Introducing "Just like Eve"

Breaking from its traditional non-fiction format, whispers of mystery is currently following Karina’s fictional novel, Just like Eve. Karina began the themes explored here in 2008, in a non-fiction book she titled The Feminine Mystery, alluding to Betty Frieden’s 1963 classic, The Feminine Mystique, which explores what Frieden calls “the problem that has no name” -- a problem Karina believes is Eve’s second curse to desire her (earthly) man, not sexually, but as a completion to her. Realizing her discoveries were too controversial for non-fiction, Karina decided to clothe her message in fiction. For years, she tried many story-lines and faced much writer’s block. In late 2017, she birthed Just like Eve, mixing the main storyline with a backdrop she could write about with her own sport of tennis.

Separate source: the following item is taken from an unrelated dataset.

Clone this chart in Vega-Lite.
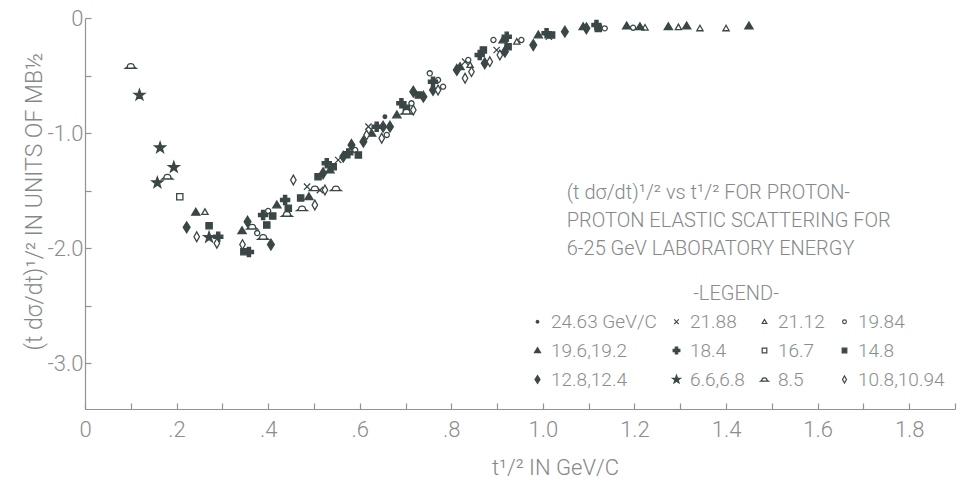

Storyline: Heroine Jasmine, 32, is judged several times in life for being "just like Eve," first in 5th grade for asking off-limits questions, like why Noah let God drown the world. Now she's judged again with the same "just like Eve" line. She and 30 year old Davie are both married to others, are USTA mixed doubles partners, attend the same church for which Davie is the youth pastor, fall for one another, and act on it. They seek accountability from the church leadership and it backfires. The church can't handle it. Jasmine is kicked out of church, thought to be a temptress. But was she? And what about Eve? And what might Eve really stand for? Jasmine is on a quest . . .

Click for a sneak peak at some of her discoveries (then scroll down)

Click to start Just like Eve at the beginning (then scroll down)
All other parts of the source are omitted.